" Aimé Richardt a, longuement et minutieusement, situé la médecine du Grand Siècle, par rapport à ses devancières, remontant au-delà d'Hippocrate et Galien, pour expliquer le raisonnement médical demeuré identique, pendant les dix siècles qui ont précédé le règne de Louis XlV. Jusqu'à ce dernier, et compte tenu du respect entourant les anciens, la méthode déductive était restée ancrée dans les mentalités, malgré des anatomistes, chirurgiens ou médecins originaux, tels Ambroise Paré ou Paracelse.
Appuyé sur cette mise en perspective historique, l'auteur fait une description exhaustive de l'exercice de la médecine et de ses auxiliaires (les apothicaires, les barbiers-chirurgiens...). Il dresse le portrait de quelques figures emblématiques de praticiens de la cour, de la ville ou de l'université, et analyse l'organisation sanitaire et universitaire. Il n'oublie pas de faire de fréquentes et judicieuses références à Molière, qui n'a exagéré ni la faiblesse du raisonnement médical de l'époque, ni la cupidité des hommes, ou le caractère théâtral et malsain de leur comportement déontologique.
Cependant, Aimé Richardt, passionné par "son" siècle, mais aussi conscient des limites de la chimie de l'époque, en vient presqu'à défendre le corps médical et les galénistes, contre l'auteur du "Malade imaginaire"...
Sa thèse est, qu'au-delà d'apparences cliniques trés péjoratives, ce qui caractérise le XVIIe siècle, c'est un tournant médical décisif : primauté des faits sur le raisonnement théorique, promotion du français imposant la transparence du raisonnement médical, invention du microscope, découverte de la circulation et de la thérapeutique chimique...

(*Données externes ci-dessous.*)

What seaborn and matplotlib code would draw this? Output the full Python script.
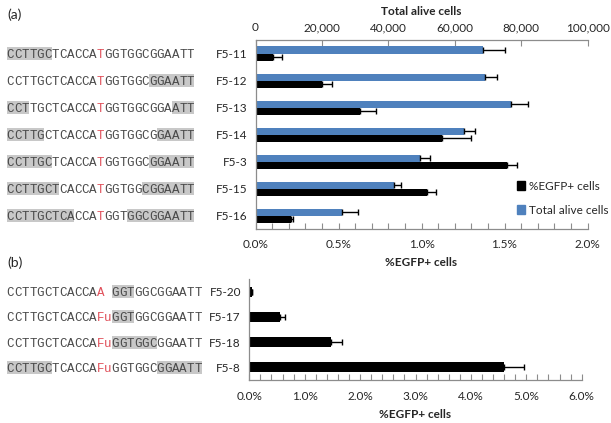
import matplotlib
matplotlib.use('Agg')
import matplotlib.pyplot as plt
import matplotlib.transforms as mtransforms
from matplotlib.patches import Rectangle
from matplotlib.ticker import MultipleLocator, FuncFormatter
import numpy as np
import pandas as pd
import seaborn as sns

# ---- data ----
samples_a = ['F5-11', 'F5-12', 'F5-13', 'F5-14', 'F5-3', 'F5-15', 'F5-16']
egfp_a = [0.104, 0.40, 0.628, 1.125, 1.513, 1.034, 0.214]
egfp_a_err = [0.054, 0.063, 0.098, 0.175, 0.064, 0.052, 0.014]
total_a = [68600, 69200, 76900, 62700, 49500, 41700, 26000]
total_a_err = [6500, 3600, 5300, 3300, 3200, 2000, 4800]

samples_b = ['F5-20', 'F5-17', 'F5-18', 'F5-8']
egfp_b = [0.04, 0.554, 1.48, 4.60]
egfp_b_err = [0.01, 0.09, 0.20, 0.36]

seqs_a = ['CCTTGCTCACCATGGTGGCGGAATT'] * 7
boxes_a = [[(0, 6)], [(19, 25)], [(0, 3), (22, 25)], [(0, 5), (20, 25)],
           [(0, 6), (19, 25)], [(0, 7), (18, 25)], [(0, 9), (16, 25)]]
red_a = [[12]] * 7

seqs_b = ['CCTTGCTCACCAA GGTGGCGGAATT', 'CCTTGCTCACCAFuGGTGGCGGAATT',
          'CCTTGCTCACCAFuGGTGGCGGAATT', 'CCTTGCTCACCAFuGGTGGCGGAATT']
boxes_b = [[(14, 17)], [(14, 17)], [(14, 20)], [(0, 6), (20, 26)]]
red_b = [[12], [12, 13], [12, 13], [12, 13]]

TOTAL_MAX = 100000
PCT_MAX_A = 2.0
PCT_MAX_B = 6.0

BLUE = '#4f81bd'
GRAY_AX = '#8c8c8c'
TXT = '#262626'
SEQ_TXT = '#4a4a4a'
SEQ_RED = '#e0505a'
HILITE = '#c8c8c8'
FS = 8.5

W, H = 611, 423

sns.set_theme(style='white')
plt.rcParams['font.family'] = ['Lato', 'DejaVu Sans']
plt.rcParams['font.size'] = FS

fig = plt.figure(figsize=(W / 100, H / 100), dpi=100)
ax_a = fig.add_axes([255.5 / W, 1 - 229.3 / H, 332 / W, 189.3 / H])
ax_b = fig.add_axes([249.3 / W, 1 - 380 / H, 332.4 / W, 101 / H])

# ---- panel (a): both series on one axis, totals rescaled to the % axis ----
scale = PCT_MAX_A / TOTAL_MAX
df_a = pd.DataFrame({
    'sample': samples_a * 2,
    'series': ['Total alive cells'] * len(samples_a) + ['%EGFP+ cells'] * len(samples_a),
    'value': [t * scale for t in total_a] + egfp_a,
})
hue_order = ['Total alive cells', '%EGFP+ cells']
sns.barplot(data=df_a, y='sample', x='value', hue='series', hue_order=hue_order,
            palette={'Total alive cells': BLUE, '%EGFP+ cells': 'black'},
            width=0.52, saturation=1, linewidth=0, legend=False, ax=ax_a)

errs = [[e * scale for e in total_a_err], egfp_a_err]
for cont, err in zip(ax_a.containers, errs):
    xs = [b.get_width() for b in cont]
    ys = [b.get_y() + b.get_height() / 2 for b in cont]
    ax_a.errorbar(xs, ys, xerr=[np.zeros(len(err)), err], fmt='none',
                  ecolor='black', elinewidth=1, capsize=2.5, capthick=1)

# ---- panel (b) ----
df_b = pd.DataFrame({'sample': samples_b, 'value': egfp_b})
sns.barplot(data=df_b, y='sample', x='value', color='black', width=0.4,
            saturation=1, linewidth=0, ax=ax_b)
cont = ax_b.containers[0]
ax_b.errorbar([b.get_width() for b in cont],
              [b.get_y() + b.get_height() / 2 for b in cont],
              xerr=[np.zeros(len(egfp_b_err)), egfp_b_err], fmt='none',
              ecolor='black', elinewidth=1, capsize=2.5, capthick=1)

pct_fmt = FuncFormatter(lambda v, p: f'{v:.1f}%')
for ax, xmax, major, minor, pad in [(ax_a, PCT_MAX_A, 0.5, 0.1, 7),
                                     (ax_b, PCT_MAX_B, 1.0, 0.2, 8)]:
    ax.set_xlim(0, xmax)
    ax.xaxis.set_major_locator(MultipleLocator(major))
    ax.xaxis.set_minor_locator(MultipleLocator(minor))
    ax.xaxis.set_major_formatter(pct_fmt)
    ax.tick_params(axis='x', which='both', direction='in', length=4,
                   color=GRAY_AX, width=0.8, labelsize=FS, labelcolor=TXT, pad=pad,
                   bottom=True)
    ax.tick_params(axis='y', length=0, labelsize=FS, labelcolor=TXT, pad=6)
    ax.set_xlabel('%EGFP+ cells', fontsize=FS, fontweight='bold', color=TXT, labelpad=5)
    ax.set_ylabel('')
    for s in ['top', 'right']:
        ax.spines[s].set_visible(False)
    for s in ['left', 'bottom']:
        ax.spines[s].set_color(GRAY_AX)
        ax.spines[s].set_linewidth(0.9)
    ax.grid(False)

ax_a.set_ylim(len(samples_a) - 0.5, -0.5)
ax_b.set_ylim(len(samples_b) - 0.5, -0.5)

sec = ax_a.secondary_xaxis('top', functions=(lambda x: x / scale, lambda v: v * scale))
sec.set_xticks(np.arange(0, TOTAL_MAX + 1, 20000))
sec.xaxis.set_major_formatter(FuncFormatter(lambda v, p: f'{v:,.0f}'))
sec.tick_params(axis='x', direction='in', length=4, color=GRAY_AX, width=0.8,
                labelsize=FS, labelcolor=TXT, pad=5)
sec.spines['top'].set_color(GRAY_AX)
sec.spines['top'].set_linewidth(0.9)
sec.set_xlabel('Total alive cells', fontsize=FS, fontweight='bold', color=TXT, labelpad=5)

# legend
handles = [Rectangle((0, 0), 1, 1, color='black'), Rectangle((0, 0), 1, 1, color=BLUE)]
fig.legend(handles, ['%EGFP+ cells', 'Total alive cells'], loc='upper left',
           bbox_to_anchor=(512 / W, 1 - 176 / H), frameon=False, fontsize=FS,
           handlelength=0.7, handleheight=0.7, handletextpad=0.35, labelspacing=1.1,
           borderaxespad=0, labelcolor=TXT)

# ---- sequences drawn to the left of each panel ----
CHAR_W = 7.5
SEQ_X0 = 6.7


def draw_seqs(ax, seqs, boxes, reds, box_h):
    blend = mtransforms.blended_transform_factory(fig.transFigure, ax.transData)
    for row, (seq, bx, rd) in enumerate(zip(seqs, boxes, reds)):
        for start, stop in bx:
            ax.add_patch(Rectangle(((SEQ_X0 + start * CHAR_W) / W, row - box_h / 2),
                                   (stop - start) * CHAR_W / W, box_h, transform=blend,
                                   facecolor=HILITE, lw=0, clip_on=False, zorder=0))
        for i, ch in enumerate(seq):
            if ch == ' ':
                continue
            ax.text((SEQ_X0 + (i + 0.5) * CHAR_W) / W, row, ch, transform=blend,
                    ha='center', va='center_baseline', family='Liberation Mono',
                    fontsize=9, color=SEQ_RED if i in rd else SEQ_TXT, clip_on=False)


draw_seqs(ax_a, seqs_a, boxes_a, red_a, 0.48)
draw_seqs(ax_b, seqs_b, boxes_b, red_b, 0.52)

fig.text(7 / W, 1 - 15 / H, '(a)', fontsize=10, color=TXT, va='center')
fig.text(7 / W, 1 - 263 / H, '(b)', fontsize=10, color=TXT, va='center')

fig.savefig('out.png', dpi=100)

Quelques pages denses permettent à l'auteur de fonder son affirmation de la primauté du Grand Siècle, d'autant que Louis XlV, privilégiant l'enseignement de Dionis, par rapport à celui de la Faculté de médecine de Paris, s'avérait, comme dans le domaine des Arts, un souverain au jugement très sûr.
La démonstration d'Aimé Richardt peut paraître vulnérable, si on se borne à mettre en parallèle la réalité praticienne médiocre et le haut niveau scientifique du XVIIe siècle.

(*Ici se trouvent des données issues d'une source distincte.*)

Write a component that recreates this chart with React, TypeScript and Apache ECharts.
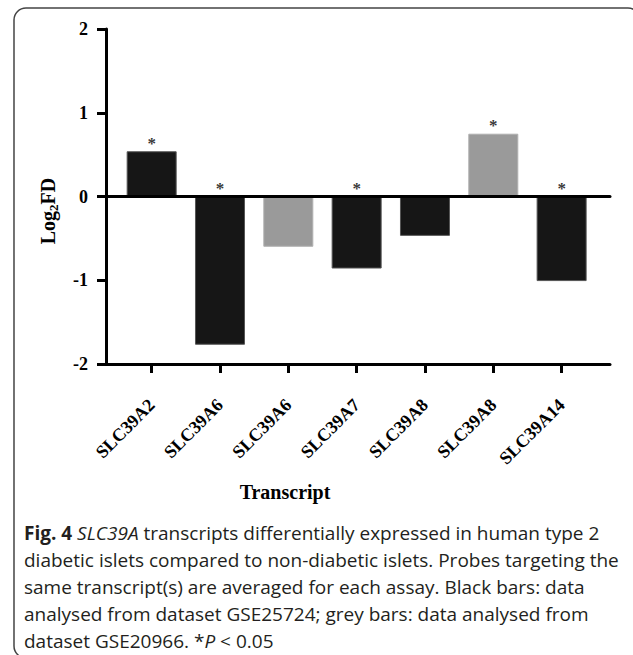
import React, { useEffect, useRef } from 'react';
import * as echarts from 'echarts';

// ---- data ----
const categories = ['SLC39A2', 'SLC39A6', 'SLC39A6', 'SLC39A7', 'SLC39A8', 'SLC39A8', 'SLC39A14'];
const log2FD = [0.54, -1.77, -0.6, -0.86, -0.47, 0.75, -1.01];
const datasets = ['GSE25724', 'GSE25724', 'GSE20966', 'GSE25724', 'GSE25724', 'GSE20966', 'GSE25724'];
const significant = [true, true, false, true, false, true, true];
const yMin = -2;
const yMax = 2;
const yInterval = 1;
const xTitle = 'Transcript';
const captionLines = [
  '{b|Fig. 4} {i|SLC39A} transcripts differentially expressed in human type 2',
  'diabetic islets compared to non-diabetic islets. Probes targeting the',
  'same transcript(s) are averaged for each assay. Black bars: data',
  'analysed from dataset GSE25724; grey bars: data analysed from',
  'dataset GSE20966. *{i|P} < 0.05',
];

const datasetColor: Record<string, string> = { GSE25724: '#161616', GSE20966: '#9a9a9a' };
const datasetBorder: Record<string, string> = { GSE25724: '#555555', GSE20966: '#b0b0b0' };

const SERIF = '"Liberation Serif", "Times New Roman", serif';
const SANS = '"Open Sans", "Noto Sans", sans-serif';

export default function App() {
  const ref = useRef<HTMLDivElement>(null);
  useEffect(() => {
    document.body.style.margin = '0';
    if (!ref.current) return;
    const chart = echarts.init(ref.current, null, { renderer: 'svg' });

    const captionGraphics = captionLines.map((line, i) => ({
      type: 'text',
      x: 24,
      y: 533 + i * 27,
      z: 10,
      style: {
        text: line,
        fontFamily: SANS,
        fontSize: 19,
        fill: '#231f20',
        verticalAlign: 'middle',
        align: 'left',
        rich: {
          b: { fontFamily: SANS, fontSize: 19, fontWeight: 'bold', fill: '#231f20' },
          i: { fontFamily: SANS, fontSize: 19, fontStyle: 'italic', fill: '#231f20' },
        },
      },
    }));

    const option: any = {
      animation: false,
      backgroundColor: '#ffffff',
      grid: [
        { left: 117.5, top: 29, width: 478.3, height: 335 },
        { left: 106, top: 29, right: 23, height: 335 },
      ],
      xAxis: [
        {
          type: 'category',
          gridIndex: 0,
          data: categories,
          axisLine: { show: false, onZero: false },
          axisTick: { show: true, alignWithLabel: true, length: 9, lineStyle: { color: '#000', width: 3 } },
          axisLabel: {
            rotate: 45,
            interval: 0,
            margin: 38,
            padding: [34, 0, 0, 0],
            fontFamily: SERIF,
            fontWeight: 'bold',
            fontSize: 18,
            color: '#000000',
          },
          splitLine: { show: false },
        },
        {
          type: 'value',
          gridIndex: 1,
          min: 0,
          max: 1,
          position: 'bottom',
          axisLine: { show: true, onZero: false, lineStyle: { color: '#000', width: 3 } },
          axisTick: { show: false },
          axisLabel: { show: false },
          splitLine: { show: false },
        },
        {
          type: 'value',
          gridIndex: 1,
          min: 0,
          max: 1,
          position: 'top',
          z: 5,
          axisLine: { show: true, onZero: true, lineStyle: { color: '#000', width: 3 } },
          axisTick: { show: false },
          axisLabel: { show: false },
          splitLine: { show: false },
        },
      ],
      yAxis: [
        { type: 'value', gridIndex: 0, min: yMin, max: yMax, show: false },
        {
          type: 'value',
          gridIndex: 1,
          min: yMin,
          max: yMax,
          interval: yInterval,
          axisLine: { show: true, onZero: false, lineStyle: { color: '#000', width: 3 } },
          axisTick: { show: true, length: 9, lineStyle: { color: '#000', width: 3 } },
          axisLabel: {
            margin: 18,
            padding: [7, 0, 0, 0],
            fontFamily: SERIF,
            fontWeight: 'bold',
            fontSize: 18,
            color: '#000000',
          },
          splitLine: { show: false },
        },
      ],
      series: [
        {
          type: 'bar',
          xAxisIndex: 0,
          yAxisIndex: 0,
          barWidth: 50,
          data: log2FD.map((v, i) => ({
            value: v,
            itemStyle: { color: datasetColor[datasets[i]], borderColor: datasetBorder[datasets[i]], borderWidth: 1 },
          })),
        },
        {
          type: 'scatter',
          xAxisIndex: 0,
          yAxisIndex: 0,
          symbolSize: 1,
          itemStyle: { color: 'rgba(0,0,0,0)' },
          data: log2FD.map((v, i) => (significant[i] ? [i, Math.max(v, 0)] : [i, '-'])),
          label: {
            show: true,
            position: 'top',
            distance: 0,
            offset: [0, 1],
            formatter: '*',
            fontFamily: SERIF,
            fontWeight: 'bold',
            fontSize: 17,
            color: '#000000',
          },
        },
      ],
      graphic: [
        {
          type: 'rect',
          z: 0,
          shape: { x: 14, y: 8, width: 626, height: 650, r: 12 },
          style: { fill: 'none', stroke: '#444', lineWidth: 1.5 },
        },
        {
          type: 'text',
          x: 48,
          y: 211,
          rotation: Math.PI / 2,
          z: 10,
          style: {
            text: '{a|Log}{s|2}{a|FD}',
            align: 'center',
            verticalAlign: 'middle',
            fill: '#000',
            rich: {
              a: { fontFamily: SERIF, fontWeight: 'bold', fontSize: 20, lineHeight: 24, fill: '#000' },
              s: { fontFamily: SERIF, fontWeight: 'bold', fontSize: 13, lineHeight: 13, verticalAlign: 'bottom', fill: '#000' },
            },
          },
        },
        {
          type: 'text',
          x: 285,
          y: 492,
          z: 10,
          style: {
            text: xTitle,
            fontFamily: SERIF,
            fontWeight: 'bold',
            fontSize: 20,
            fill: '#000',
            align: 'center',
            verticalAlign: 'middle',
          },
        },
        ...captionGraphics,
      ],
    };
    chart.setOption(option);
    return () => chart.dispose();
  }, []);
  return <div ref={ref} style={{ width: 633, height: 655 }} />;
}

Mais c'est Aimé Richardt, qui a, en grande partie, raison. En effet, les innovations scientifiques sans conséquence tangible sur la vie quotidienne du grand public, bien qu'elles fassent partie du "capital" du siècle, sont lentes à être acceptées. Les idées du XVIIe siècle, effectivement très novatrices, ont préparé la médecine praticienne... du XVIIIe."
Philippe VICHARD, membre de l'Académie nationale de médecine.